Job Market Paper
Learning About The Macroeconomy Through Mortgages: Evidence from Natural Experiment
Household beliefs about the macroeconomy play a central role in the transmission of monetary policy. I study how rising interest rates affect mortgage borrowers’ macroeconomic beliefs, using detailed Finnish data that link administrative mortgage records with survey-based beliefs. The sharp increase in the 12-month Euribor in 2022 provides two sources of exogenous variation: a general rise in market rates and the household-specific timing of mortgage payment adjustments. Despite facing the same macroeconomic shock, I find that after rates rise mortgage borrowers become more pessimistic about general borrowing conditions, and they predict lower inflation than homeowners without mortgages. These shifts are driven by two complementary mechanisms: an attention-based mechanism, where holding a mortgage creates stronger incentives to follow macroeconomic developments, and an experience-based mechanism, where households extrapolate from their own higher mortgage payments to the general borrowing environment. Mortgage borrowers’ forecasts about inflation become more accurate relative to homeowners without mortgages after the Euribor increase, indicating that monetary policy shapes macroeconomic expectations through the adjustable-rate loan channel and improves the accuracy of household beliefs.
Publications:
The Indirect Effect of mRNA-based COVID-19 Vaccination on Healthcare Workers’ Unvaccinated Household Members In Nature Communications (2022) 13:1162 with M.Hagg, M. Kortelainen, T. Leino, T. Saxell, M. Siikanen & L. Sääksvuori
Working Papers:
Unexpected vs.

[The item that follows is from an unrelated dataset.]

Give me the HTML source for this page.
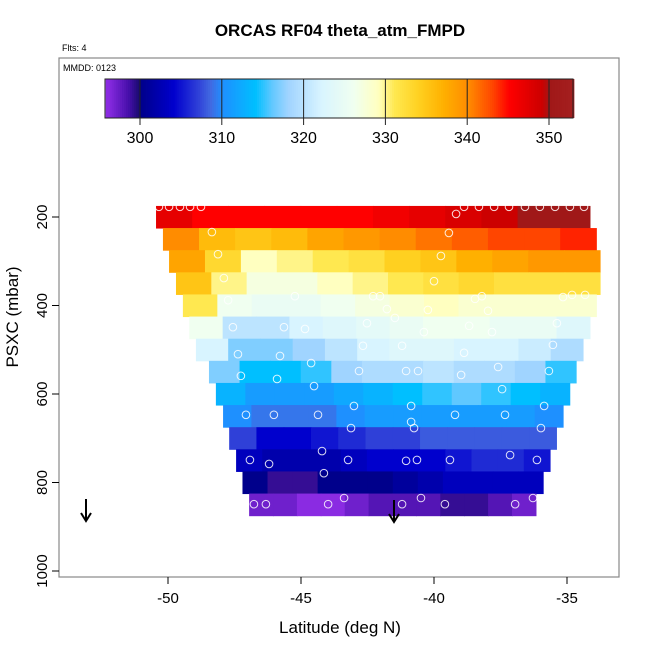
<!DOCTYPE html>
<html><head><meta charset="utf-8"><style>
html,body{margin:0;padding:0;background:#fff}
svg{display:block;font-family:"Liberation Sans",sans-serif}
</style></head><body>
<svg id="chart" width="650" height="650" viewBox="0 0 650 650">
<text x="340" y="36" text-anchor="middle" font-size="17" font-weight="bold">ORCAS RF04 theta_atm_FMPD</text>
<text x="62" y="51" font-size="9">Flts: 4</text>
<rect x="59" y="58" width="560" height="519" fill="none" stroke="#888" stroke-width="1.2"/>
<text x="63" y="71" font-size="9">MMDD: 0123</text>
<g id="heat"></g>
<g id="circles"></g>
<g id="cbar"></g>
<g id="axes"></g>
<text x="340" y="633" text-anchor="middle" font-size="17">Latitude (deg N)</text>
<text transform="translate(18,317) rotate(-90)" text-anchor="middle" font-size="17">PSXC (mbar)</text>
<g><line x1="86" y1="499" x2="86" y2="520" stroke="#000" stroke-width="2"/><path d="M81,513 L86,521 L91,513" fill="none" stroke="#000" stroke-width="2"/></g>
<g><line x1="394" y1="500" x2="394" y2="521" stroke="#000" stroke-width="2"/><path d="M389,514 L394,522 L399,514" fill="none" stroke="#000" stroke-width="2"/></g>
</svg>
<script>
const rowPressures=[200,250,300,350,400,450,500,550,600,650,700,750,800,850];
const rowStartLat=[-50.45,-50.19,-49.96,-49.7,-49.44,-49.2,-48.95,-48.46,-48.2,-47.93,-47.7,-47.44,-47.2,-46.95];
const rowEndLat=[-34.14,-33.9,-33.76,-33.76,-33.9,-34.14,-34.4,-34.66,-34.9,-35.15,-35.4,-35.64,-35.9,-36.17];
const rowValues=[
[347,345,345,345,345,345,346,347,348,349,350,350],
[340,336,335,336,338,339,340,341,342,343,343,344],
[338,333,329,330,331,332,334,335,337,338,339,339],
[335,330,327,327,329,330,331,332,333,332,332,332],
[331,326,325,325,326,327,328,329,328,328,328,328],
[326,320,320,322,323,324,325,326,326,325,325,323],
[322,317,317,318,320,322,323,323,322,322,321,319],
[317,314,314,315,318,319,319,320,319,319,318,315],
[313,311,311,311,312,313,314,315,316,315,314,313],
[310,309,309,309,310,311,311,311,311,311,311,310],
[307,304,304,305,306,307,307,308,308,308,308,308],
[303,302,302,302,303,304,304,304,305,306,306,305],
[300,299,299,300,300,300,301,302,303,303,303,303],
[297,297,296,296,297,298,298,298,299,299,298,297]];
const ptLat=[-50.34,-49.96,-49.55,-49.17,-48.76,-38.87,-38.31,-37.74,-37.18,-36.58,-36.02,-35.45,-34.89,-34.36,-39.17,-48.35,-39.44,-48.12,-39.74,-47.9,-40.0,-47.74,-45.23,-42.29,-42.03,-38.46,-38.2,-35.15,-34.81,-34.32,-41.77,-40.23,-37.97,-41.47,-42.52,-47.56,-45.64,-44.85,-38.68,-35.38,-40.38,-37.82,-42.67,-41.2,-35.53,-38.87,-47.37,-45.79,-44.62,-47.26,-45.9,-42.82,-41.05,-40.6,-38.98,-37.59,-35.68,-44.51,-37.44,-43.01,-40.86,-35.86,-47.07,-46.02,-44.36,-39.21,-37.33,-40.86,-43.12,-40.75,-35.98,-44.21,-46.92,-46.2,-43.23,-41.05,-40.64,-39.4,-37.14,-36.13,-44.14,-43.38,-40.49,-46.77,-46.32,-43.98,-41.2,-39.59,-36.95,-36.28];
const ptP=[177,177,177,177,177,177,177,177,177,177,177,177,177,177,193,234,236,284,288,338,345,388,379,379,379,385,379,381,376,376,408,410,412,428,440,449,449,453,446,440,460,460,491,491,489,507,510,514,530,559,566,548,548,548,557,539,548,582,589,627,627,627,647,647,647,647,647,663,677,677,677,729,749,758,749,751,749,749,738,749,779,835,835,849,849,849,849,849,849,835];
const xTicks=[-50,-45,-40,-35];
const yTicks=[200,400,600,800,1000];
const cbTicks=[300,310,320,330,340,350];
const stops=[[296,[138,43,226]],[298.5,[70,15,170]],[299.8,[26,10,112]],[300,[0,0,139]],[304,[0,0,205]],[307,[47,64,216]],[308.5,[65,105,225]],[310,[30,144,255]],[314,[0,191,255]],[316,[96,200,255]],[318,[160,212,255]],[322,[216,244,255]],[326,[240,255,240]],[329,[255,255,192]],[331,[255,232,80]],[334,[255,208,32]],[337,[255,176,0]],[340,[255,140,0]],[343,[255,69,0]],[345,[255,0,0]],[349,[204,0,0]],[350,[160,24,24]],[353,[165,32,32]]];
function cmap(v){if(v<=stops[0][0])return rgb(stops[0][1]);for(let i=1;i<stops.length;i++){if(v<=stops[i][0]){const a=stops[i-1],b=stops[i];const t=(v-a[0])/(b[0]-a[0]);return rgb(a[1].map((c,k)=>c+(b[1][k]-c)*t));}}return rgb(stops[stops.length-1][1]);}
function rgb(c){return 'rgb('+c.map(x=>Math.round(x)).join(',')+')';}
const X=lat=>168+(lat+50)*26.6;
const Y=p=>217+(p-200)*0.4425;
const CB=v=>140+(v-300)*8.18;
const NS='http://www.w3.org/2000/svg';
function mk(tag,attrs,parent){const e=document.createElementNS(NS,tag);for(const k in attrs)e.setAttribute(k,attrs[k]);parent.appendChild(e);return e;}
const heat=document.getElementById('heat');
rowPressures.forEach((p,r)=>{const vals=rowValues[r];const x0=X(rowStartLat[r]),x1=X(rowEndLat[r]);const w=(x1-x0)/vals.length;const y0=Y(p-25),y1=Y(p+25);
vals.forEach((v,i)=>{const c=mk('rect',{x:x0+i*w,y:y0,width:w+0.6,height:y1-y0+0.5,fill:cmap(v)},heat);

});});
const cg=document.getElementById('circles');
ptLat.forEach((lat,i)=>{const c=mk('circle',{cx:X(lat),cy:Y(ptP[i]),r:3.8,fill:'none',stroke:'#fff','stroke-width':1,'stroke-opacity':0.85},cg);

});
const cb=document.getElementById('cbar');
for(let v=295.8;v<353;v+=0.25){const r=mk('rect',{x:CB(v),y:79,width:8.18*0.25+0.4,height:39,fill:cmap(v)},cb);

}
mk('rect',{x:105,y:79,width:468,height:39,fill:'none',stroke:'#222','stroke-width':1},cb);
cbTicks.forEach(t=>{const x=CB(t);mk('line',{x1:x,y1:79,x2:x,y2:125,stroke:'#222','stroke-width':1},cb);
const tx=mk('text',{x:x,y:143,'text-anchor':'middle','font-size':16},cb);tx.textContent=t;

});
const ax=document.getElementById('axes');
xTicks.forEach(t=>{const x=X(t);mk('line',{x1:x,y1:577,x2:x,y2:584,stroke:'#000'},ax);
const tx=mk('text',{x:x,y:603,'text-anchor':'middle','font-size':15},ax);tx.textContent=t;

});
yTicks.forEach(t=>{const y=Y(t);mk('line',{x1:52,y1:y,x2:59,y2:y,stroke:'#000'},ax);
const tx=mk('text',{transform:'translate(47,'+y+') rotate(-90)','text-anchor':'middle','font-size':15},ax);tx.textContent=t;

});
</script>
</body></html>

Expected Worsening: The Role of Expectations in Household Financial Distress
Abstract:
This paper examines the role of expectations in shaping household financial outcomes when their financial situation deteriorates. Using linked Finnish household survey and administrative data from 2007 to 2018, I find that financial distress increases when a household’s financial situation worsens, regardless of whether the decline was anticipated. Contrary to standard economic intuition, expecting a deterioration does not significantly reduce the likelihood of financial distress compared with an unexpected decline. To shed light on this result, I examine potential mechanisms and find that consumption commitments—such as housing costs—play a key role. When a household has high consumption commitments relative to income, it is more likely to experience financial distress during periods of worsening financial conditions than when those commitments are low. These findings suggest that the ability to anticipate financial difficulties does not necessarily translate into better financial resilience.

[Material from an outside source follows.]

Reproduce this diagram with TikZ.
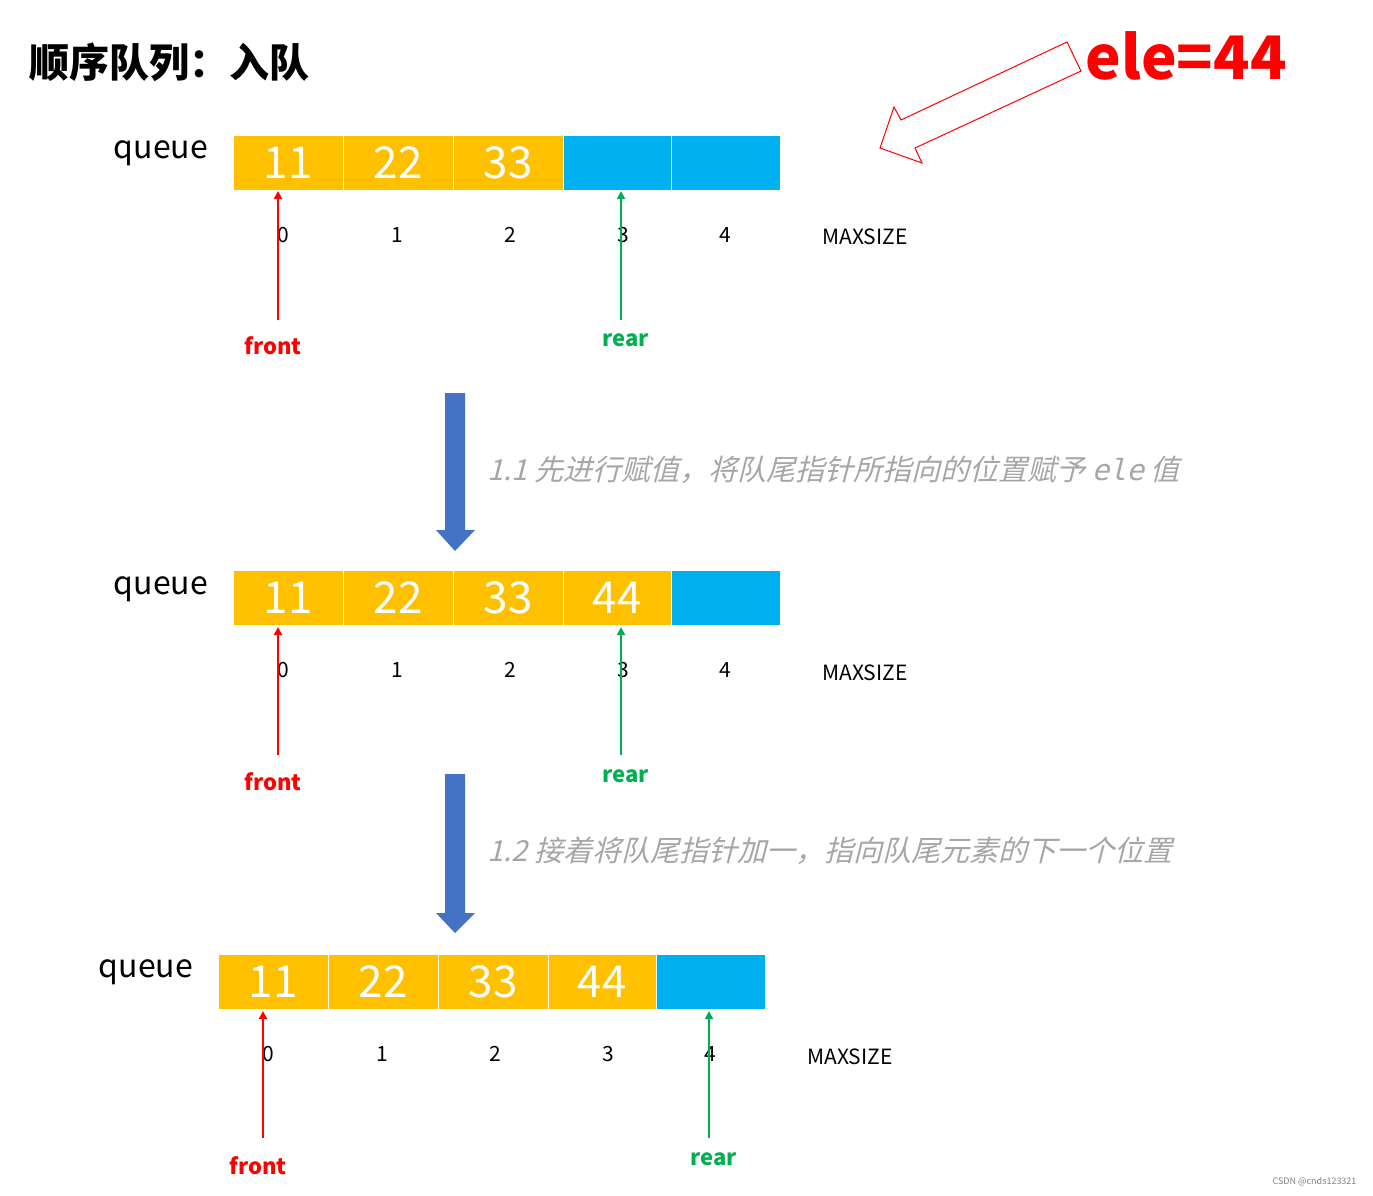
\documentclass[tikz,border=0pt]{standalone}
\usepackage{fontspec}
\usetikzlibrary{arrows.meta}
\setmainfont{Noto Sans CJK SC}
\newfontfamily\cjk{Noto Sans CJK SC}
\newfontfamily\cjkit[FakeSlant=0.25]{Noto Sans CJK SC}
\newfontfamily\mono[FakeSlant=0.25]{DejaVu Sans Mono}
\begin{document}
\definecolor{cOr}{HTML}{FFC000}
\definecolor{cBl}{HTML}{00B0F0}
\definecolor{cRd}{HTML}{FF0000}
\definecolor{cGr}{HTML}{00B050}
\definecolor{cAr}{HTML}{4472C4}
\definecolor{cGy}{HTML}{A6A6A6}
\begin{tikzpicture}[x=1pt,y=-1pt,
  full/.style={fill=cOr,draw=white,line width=0.8pt,text=white,font=\fontsize{44}{44}\selectfont,inner sep=0pt},
  empty/.style={fill=cBl,draw=white,line width=0.8pt,inner sep=0pt},
  idx/.style={font=\fontsize{21}{21}\selectfont},
  ql/.style={font=\fontsize{32}{32}\selectfont},
  lab/.style={font=\bfseries\fontsize{22}{22}\selectfont},
  parr/.style={-{Triangle[length=8pt,width=8pt]},line width=2.5pt}]
\useasboundingbox (0,0) rectangle (1373,1195);
\node[anchor=west,font=\bfseries\fontsize{40}{40}\selectfont] (title) at (26,62) {顺序队列：入队};
\node[anchor=west,text=cRd,font=\bfseries\fontsize{60}{60}\selectfont] (ele) at (1082,56) {ele=44};
\draw[cRd,line width=1pt] (1067,42)--(901,120)--(894,107)--(880,148)--(922,163)--(915,148)--(1081,71)--cycle;
% rows
\foreach \r/\y/\dx/\n in {1/163/0/3,2/598/0/4,3/982/-15/4}{
  \foreach \i/\a/\b/\v in {0/233/343/11,1/343/453/22,2/453/563/33,3/563/671/44,4/671/780/}{
    \pgfmathtruncatemacro{\filled}{\i<\n ? 1 : 0}
    \ifnum\filled=1
      \node[full,minimum width={\b-\a},minimum height=55,anchor=west] (c\r\i) at (\a+\dx,\y) {\v};
    \else
      \node[empty,minimum width={\b-\a},minimum height=55,anchor=west] (c\r\i) at (\a+\dx,\y) {};
    \fi
  }
}
\node[ql] (q1) at (161,153) {queue};
\node[ql] (q2) at (161,589) {queue};
\node[ql] (q3) at (146,972) {queue};
\foreach \r/\y/\dx in {1/235/0,2/670/0,3/1054/-15}{
  \foreach \i/\x in {0/283,1/397,2/510,3/623,4/725}{
    \node[idx] (i\r\i) at (\x+\dx,\y) {\i};
  }
}
\node[idx] (m1) at (865,237) {MAXSIZE};
\node[idx] (m2) at (865,673) {MAXSIZE};
\node[idx] (m3) at (850,1057) {MAXSIZE};
% pointers
\node[lab,text=cRd] (f1) at (273,346) {front};
\node[lab,text=cGr] (r1) at (626,340) {rear};
\node[lab,text=cRd] (f2) at (273,782) {front};
\node[lab,text=cGr] (r2) at (626,776) {rear};
\node[lab,text=cRd] (f3) at (258,1166) {front};
\node[lab,text=cGr] (r3) at (714,1159) {rear};
\coordinate (fa1) at (278,320); \coordinate (fb1) at (278,191);
\coordinate (ra1) at (621,320); \coordinate (rb1) at (621,191);
\coordinate (fa2) at (278,755); \coordinate (fb2) at (278,627);
\coordinate (ra2) at (621,755); \coordinate (rb2) at (621,627);
\coordinate (fa3) at (263,1138); \coordinate (fb3) at (263,1011);
\coordinate (ra3) at (709,1138); \coordinate (rb3) at (709,1011);
\foreach \k in {1,2,3}{
  \draw[parr,cRd] (fa\k)--(fb\k);
  \draw[parr,cGr] (ra\k)--(rb\k);
}
% big down arrows
\fill[cAr] (445,393)--(465,393)--(465,530)--(475,530)--(455,551)--(436,530)--(445,530)--cycle;
\fill[cAr] (445,774)--(465,774)--(465,913)--(475,913)--(455,933)--(436,913)--(445,913)--cycle;
\node[anchor=west,text=cGy,font=\fontsize{29}{29}\selectfont] (t1) at (484,470) {\cjkit 1.1 先进行赋值，将队尾指针所指向的位置赋予 {\mono ele} 值};
\node[anchor=west,text=cGy,font=\fontsize{29}{29}\selectfont] (t2) at (484,851) {\cjkit 1.2 接着将队尾指针加一，指向队尾元素的下一个位置};
\node[anchor=east,text=gray,font=\fontsize{9}{9}\selectfont] (wm) at (1360,1182) {CSDN @cnds123321};
\end{tikzpicture}
\end{document}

Dividend taxation, firms' financial decisions, and firm survival with J. Harju, J. Pirttilä and H. Selin
Abstract:
This paper examines the impacts of dividend tax changes on firm performance, utilizing quasi-experimental variation created by the Finnish corporate and dividend tax reform of 2005. Using a difference-in-differences design comparing firms with a dividend tax increase with firms facing little change in the tax burden, we find that the reform led to a clear reduction of dividend payouts among the companies facing the tax increase, without affecting the real economic behaviour (investments or value added). We also investigate the consequences of the reform on firm resilience amid the financial crisis of 2008-2009, but find no difference in firms' survival probabilities depending on their tax treatment.